Et la dernière chose à mettre en place si tu fais des corrections très longues : fais des pauses. Comme je viens de le dire, on est humain et quand on corrige, on va faire des fautes. Si on reste concentré pendant des heures et des heures sur la même chose, on va forcément fatiguer et donc nos corrections seront moins équitables et moins efficaces. Donc quand tu corriges, tu te mets un chrono et après un certain temps, tu t'arrêtes, tu fais une petite pause et tu reviendras dessus plus tard.

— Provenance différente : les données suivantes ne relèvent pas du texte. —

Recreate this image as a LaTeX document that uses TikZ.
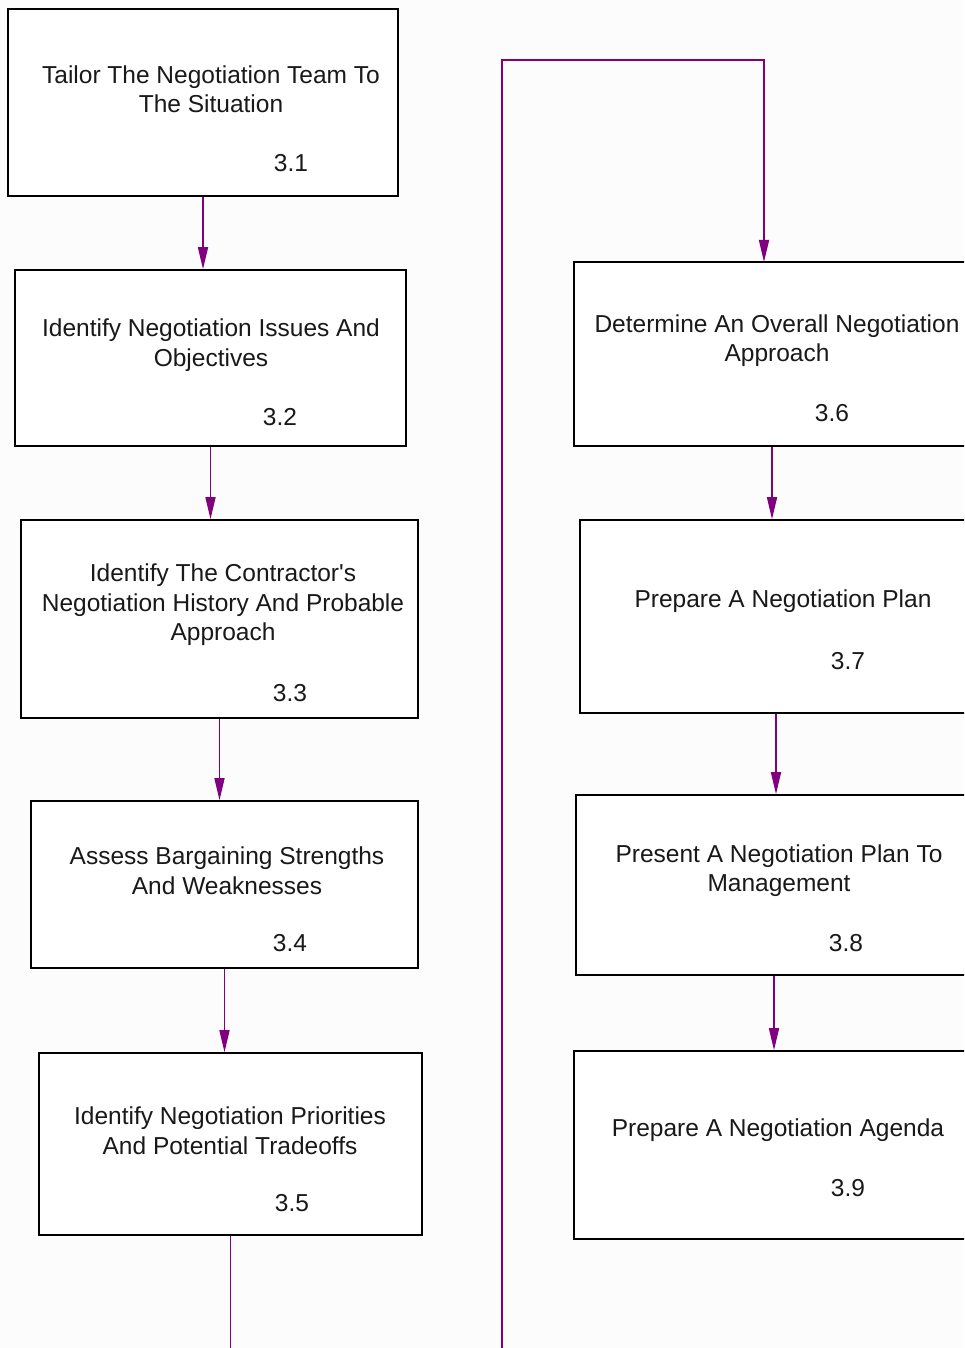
\documentclass[tikz,border=0pt]{standalone}
\usepackage{fontspec}
\setmainfont{Liberation Sans}
\usetikzlibrary{arrows.meta}
\definecolor{bg}{RGB}{252,252,252}
\definecolor{conn}{RGB}{128,0,128}
\tikzset{
  procbox/.style={draw=black,line width=1.6pt,fill=white,rectangle,inner sep=0pt},
  lbl/.style={font=\fontsize{24.5}{29.5}\selectfont,align=center,inner sep=0pt,text=black!90},
  num/.style={font=\fontsize{24.5}{29.5}\selectfont,inner sep=0pt,text=black!90},
  flow/.style={draw=conn,line width=1.6pt,-{Triangle[width=10pt,length=22pt]}},
  flowplain/.style={draw=conn,line width=1.6pt}
}
\begin{document}
\begin{tikzpicture}[x=1pt,y=-1pt]
\clip (0,0) rectangle (964,1348);
\fill[bg] (0,0) rectangle (964,1348);
\useasboundingbox (0,0) rectangle (964,1348);
% left column boxes
\node[procbox,minimum width=390pt,minimum height=187pt] (b1) at (203,102.5) {};
\node[procbox,minimum width=391pt,minimum height=176pt] (b2) at (210.5,358) {};
\node[procbox,minimum width=397pt,minimum height=198pt] (b3) at (219.5,619) {};
\node[procbox,minimum width=387pt,minimum height=167pt] (b4) at (224.5,884.5) {};
\node[procbox,minimum width=383pt,minimum height=182pt] (b5) at (230.5,1144) {};
% right column boxes
\node[procbox,minimum width=396pt,minimum height=184pt] (b6) at (772,354) {};
\node[procbox,minimum width=392pt,minimum height=193pt] (b7) at (776,616.5) {};
\node[procbox,minimum width=396pt,minimum height=180pt] (b8) at (774,885) {};
\node[procbox,minimum width=400pt,minimum height=188pt] (b9) at (774,1145) {};
% texts
\node[lbl] (t1) at (211,89) {Tailor The Negotiation Team To\\The Situation};
\node[num] (n1) at (291,163) {3.1};
\node[lbl] (t2) at (211,345) {Identify Negotiation Issues And\\Objectives};
\node[num] (n2) at (280,417) {3.2};
\node[lbl] (t3) at (223,605) {Identify The Contractor\textquotesingle s\\Negotiation History And Probable\\Approach};
\node[num] (n3) at (290,693) {3.3};
\node[lbl] (t4) at (227,870.5) {Assess Bargaining Strengths\\And Weaknesses};
\node[num] (n4) at (290,943) {3.4};
\node[lbl] (t5) at (230,1130.5) {Identify Negotiation Priorities\\And Potential Tradeoffs};
\node[num] (n5) at (292,1203) {3.5};
\node[lbl] (t6) at (777,340.5) {Determine An Overall Negotiation\\Approach};
\node[num] (n6) at (832,413) {3.6};
\node[lbl] (t7) at (783,601) {Prepare A Negotiation Plan};
\node[num] (n7) at (848,661) {3.7};
\node[lbl] (t8) at (779,870.5) {Present A Negotiation Plan To\\Management};
\node[num] (n8) at (846,943) {3.8};
\node[lbl] (t9) at (778,1130) {Prepare A Negotiation Agenda};
\node[num] (n9) at (848,1188) {3.9};
% connectors
\draw[flow] (b1.south) -- (b1.south |- b2.north);
\draw[flow] (b2.south) -- (b2.south |- b3.north);
\draw[flow] (b3.south) -- (b3.south |- b4.north);
\draw[flow] (b4.south) -- (b4.south |- b5.north);
\coordinate (off5) at (230.5,1360);
\draw[flowplain] (b5.south) -- (off5);
\coordinate (offin) at (502,1360);
\coordinate (topbend) at (502,60);
\coordinate (in6) at (764,262);
\draw[flow] (offin) -- (topbend) -| (in6);
\draw[flow] (b6.south) -- (b6.south |- b7.north);
\draw[flow] (b7.south) -- (b7.south |- b8.north);
\draw[flow] (b8.south) -- (b8.south |- b9.north);
\end{tikzpicture}
\end{document}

Voilà, ça c'était toutes mes astuces pour essayer de contrer ces biais de correction. Mais je pense que ce que tu dois absolument garder en tête et aussi faire comprendre aux élèves, c'est qu'en fait une copie, ce n'est pas vraiment une mesure de ce que les élèves savent. Une copie, c'est un message qu'un élève va envoyer à un correcteur. Comme un correcteur c'est un humain, ce correcteur a des biais. Et donc il faudrait inverser le paradigme actuel : il faut apprendre aux élèves à faire des copies qui vont respecter les biais cognitifs des correcteurs. Si les élèves sont au courant de ces biais cognitifs, ils peuvent arriver à en minimiser certains. Ils peuvent présenter correctement leur copie, ils peuvent bien mettre en évidence leur réponse et écrire clairement leurs calculs. Et du coup, on peut essayer de retourner les plaintes des élèves qui disent « Oh mais c'est la faute du prof, il a pas vu que j'avais écrit la réponse là ! » en « Non non non, c'est la faute de l'élève en fait. Il n’a pas bien rédigé sa copie, il n’a pas mis en évidence ce que le correcteur voulait voir. Et du coup, tant pis pour lui ! » Ça permet de responsabiliser les élèves, et puis en plus ça va te permettre à toi de corriger plus vite.